Lotus came back out for a two song encore that left fans high and happy. Intro to a Cell was a great choice, the combination of Chuck's percussion and dueling guitars create a synergistic display of dynamic range. With a mighty peak, it had the crowd on their toes before being brought down one last time. Lotus is so good at doing just that, bringing the crowd all the way up and then setting them back down with gentle direction. Behind Midwest Storefronts closed out Summerdance 2015 with an emotional satisfaction, one that was felt by every single individual who truly loves this band. I saw a lot of tears and hugs during the song. It's one of those songs that holds special meaning to a lot of different people for a lot of different reasons. A symbiosis took place on the beach during that song, it let everybody know that everything was going to be alright. The light is going to shine through and the future is going to be bright. The stars smiled upon us all with a nurturing presence of natural comfort. Lotus ended the weekend with a perfect storm of songs; the band executed with precise playing and showed everyone that they're continuing to move onward and upward. They're doing so by never forgetting where they came from, never forgetting their roots. The sound and songs may chance but the emotion will always stay the same. Underneath it all Lotus is communicating a message of hope and peace, one that the world really needs. Keep your ears and eyes open, this is just the beginning.

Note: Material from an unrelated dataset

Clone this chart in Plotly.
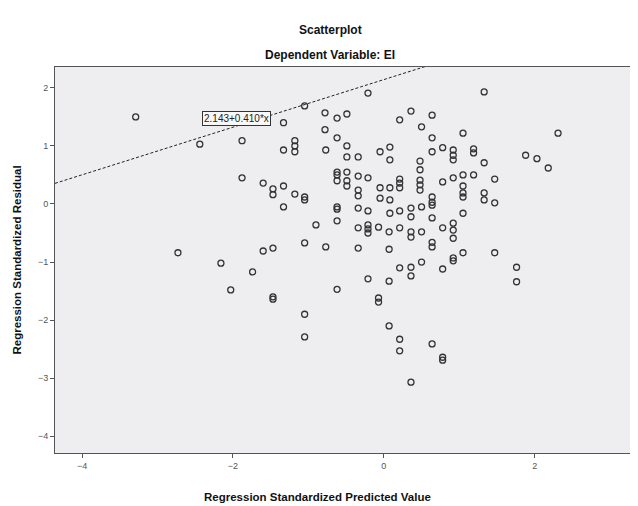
import plotly.graph_objects as go

# Regression Standardized Predicted Value (x) and Residual (y)
predicted = [
    -3.29, -2.44, -1.88, -1.33, -1.05, -0.78, -0.62, -0.49, -0.78, -0.62,
    -1.18, -1.18, -1.18, -1.33, -0.77, -0.49, -0.49, -1.88, -1.60, -1.47,
    -1.47, -1.33, -1.18, -1.05, -1.05, -1.33, -0.62, -0.62, -0.62, -0.49,
    -0.49, -0.49, -0.62, -0.62, -0.62, -0.90, -1.05, -0.77, -1.60, -1.47,
    -2.73, -2.16, -1.74, -2.03, -1.47, -1.47, -0.62, -1.05, -1.05,
    -0.21, 1.33, 0.21, 0.36, 0.64, 0.50, 1.05, 2.31, -0.05, 0.08,
    0.08, -0.34, 0.64, 0.64, 0.78, 0.92, 0.92, 0.92, 1.19, 1.19,
    1.33, 1.88, 2.03, 2.18, 0.48, 0.48, 0.48, 0.48, 0.48, -0.34,
    -0.21, -0.34, -0.34, -0.05, 0.08, -0.05, 0.08, 0.21, 0.21, 0.21,
    0.78, 0.92, 1.05, 1.19, 1.05, 1.05, 1.05, 1.47, 0.64, 0.64,
    0.64, 1.33, 1.33, 1.47, -0.34, -0.21, 0.08, 0.21, 0.36, 0.36,
    0.50, 0.64, 1.05, -0.34, -0.21, -0.21, -0.21, -0.07, 0.07, 0.21,
    0.36, 0.36, 0.50, 0.78, 0.92, 0.92, 0.92, -0.34, 0.07, 0.64,
    0.64, 1.05, 0.92, 1.47, 0.50, 0.92, 0.36, 0.36, 0.21, 0.78,
    1.76, 1.76, -0.21, 0.07, -0.07, -0.07, 0.07, 0.21, 0.21, 0.64,
    0.78, 0.78, 0.36,
]
residual = [
    1.50, 1.03, 1.09, 1.40, 1.69, 1.57, 1.48, 1.55, 1.28, 1.14,
    1.09, 1.00, 0.90, 0.93, 0.93, 1.00, 0.81, 0.45, 0.36, 0.26,
    0.16, 0.31, 0.17, 0.12, 0.07, -0.05, 0.55, 0.50, 0.40, 0.55,
    0.40, 0.31, -0.05, -0.09, -0.29, -0.36, -0.67, -0.74, -0.81, -0.76,
    -0.84, -1.02, -1.17, -1.48, -1.60, -1.64, -1.47, -1.90, -2.29,
    1.91, 1.93, 1.45, 1.60, 1.53, 1.33, 1.22, 1.22, 0.90, 0.98,
    0.76, 0.81, 1.14, 0.90, 0.97, 0.93, 0.84, 0.76, 0.95, 0.88,
    0.71, 0.84, 0.78, 0.62, 0.74, 0.59, 0.41, 0.33, 0.24, 0.48,
    0.45, 0.24, 0.14, 0.28, 0.28, 0.10, 0.07, 0.43, 0.28, 0.36,
    0.38, 0.45, 0.50, 0.50, 0.31, 0.19, 0.12, 0.43, 0.12, 0.03,
    -0.02, 0.19, 0.07, 0.02, -0.07, -0.12, -0.16, -0.12, -0.07, -0.22,
    -0.05, -0.24, -0.16, -0.41, -0.36, -0.43, -0.50, -0.40, -0.48, -0.41,
    -0.48, -0.57, -0.48, -0.41, -0.33, -0.45, -0.59, -0.76, -0.78, -0.66,
    -0.74, -0.84, -0.93, -0.84, -1.00, -0.98, -1.09, -1.24, -1.10, -1.12,
    -1.09, -1.34, -1.29, -1.33, -1.62, -1.69, -2.10, -2.33, -2.53, -2.41,
    -2.64, -2.69, -3.07,
]

x_ticks = [-4, -2, 0, 2]
y_ticks = [-4, -3, -2, -1, 0, 1, 2]
x_range = [-4.36, 3.37]
y_range = [-4.29, 2.36]

fit_intercept = 2.143
fit_slope = 0.410
fit_label = "2.143+0.410*x"
fit_label_pos = (-1.96, 1.48)

font_family = "Liberation Sans, Arial, sans-serif"

fig = go.Figure()

fit_x = x_range
fit_y = [fit_intercept + fit_slope * v for v in fit_x]
fig.add_trace(go.Scatter(
    x=fit_x, y=fit_y, mode="lines",
    line=dict(color="#222222", width=1, dash="3px,2px"),
    hoverinfo="skip", showlegend=False,
))

fig.add_trace(go.Scatter(
    x=predicted, y=residual, mode="markers",
    marker=dict(symbol="circle-open", size=6, color="#333333",
                line=dict(width=1.3, color="#333333")),
    showlegend=False,
))

fig.add_annotation(
    x=fit_label_pos[0], y=fit_label_pos[1], xref="x", yref="y",
    text=fit_label, showarrow=False,
    font=dict(family=font_family, size=10, color="#222222"),
    bgcolor="#f8f8f8", bordercolor="#333333", borderwidth=1, borderpad=1,
)

# Titles
fig.add_annotation(
    x=0.472, y=1.096, xref="paper", yref="paper", text="<b>Scatterplot</b>",
    showarrow=False, font=dict(family=font_family, size=12, color="#111111"),
    xanchor="center", yanchor="middle",
)
fig.add_annotation(
    x=0.472, y=1.031, xref="paper", yref="paper",
    text="<b>Dependent Variable: EI</b>",
    showarrow=False, font=dict(family=font_family, size=12, color="#111111"),
    xanchor="center", yanchor="middle",
)
fig.add_annotation(
    x=0.451, y=-0.114, xref="paper", yref="paper",
    text="<b>Regression Standardized Predicted Value</b>",
    showarrow=False, font=dict(family=font_family, size=11.5, color="#111111"),
    xanchor="center", yanchor="middle",
)
fig.add_annotation(
    x=-0.066, y=0.50, xref="paper", yref="paper",
    text="<b>Regression Standardized Residual</b>", textangle=-90,
    showarrow=False, font=dict(family=font_family, size=11.5, color="#111111"),
    xanchor="center", yanchor="middle",
)

axis_common = dict(
    showgrid=False, zeroline=False, showline=True, linecolor="#555555",
    linewidth=1, mirror=True, ticks="outside", ticklen=4, tickcolor="#555555",
    tickfont=dict(family=font_family, size=9, color="#555555"),
)

# The page body adds an 8px offset, so the figure is 8px smaller to fit.
fig.update_layout(
    width=630, height=498,
    margin=dict(l=47, r=0, t=59, b=53),
    paper_bgcolor="white", plot_bgcolor="#eeeef0",
    xaxis=dict(range=x_range, tickvals=x_ticks, **axis_common),
    yaxis=dict(range=y_range, tickvals=y_ticks, **axis_common),
)

fig.write_html("out.html")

Overall, it was the riskiest and most creative that I've ever seen Lotus play. The whole weekend had special moments scattered throughout, ones that I won't soon forget. The magical connection between Lotus and Nelson Ledges is alive and well. I'm curious to see what next year brings the band; I wish them continued success as their fan base grows and their shows evolve, thousands of people become more and more inspired. All five musicians are clicking with an alleviated sense of togetherness. Each band member contributes a necessary aspect; Luke Miller is the mind, Mike Rempel is the soul, Jesse Miller is the heart beat while Chuck Morris and Mike Greenfield are the backbone. The being of Lotus would not be able to function without each member putting forth their best effort. There's something esoteric about Nelson Ledges Quarry Park, and Lotus knows it. The combination of the two create an energy that is one in its own. Their songs filled the air with infectious bliss that was felt by all. Lotus is going everywhere without going anywhere. They are taking the music scene by storm without gimmicks and overzealous promotion. Authenticity goes a long way in music and Lotus has proven that. Summerdance was the pinnacle of their hard work and dedication, the band and fans know it. Absorb the energy and cast it back into the world with a smile on your face. Use what you felt at Summerdance to benefit your life. Remember, the Lotus vibes are everlasting.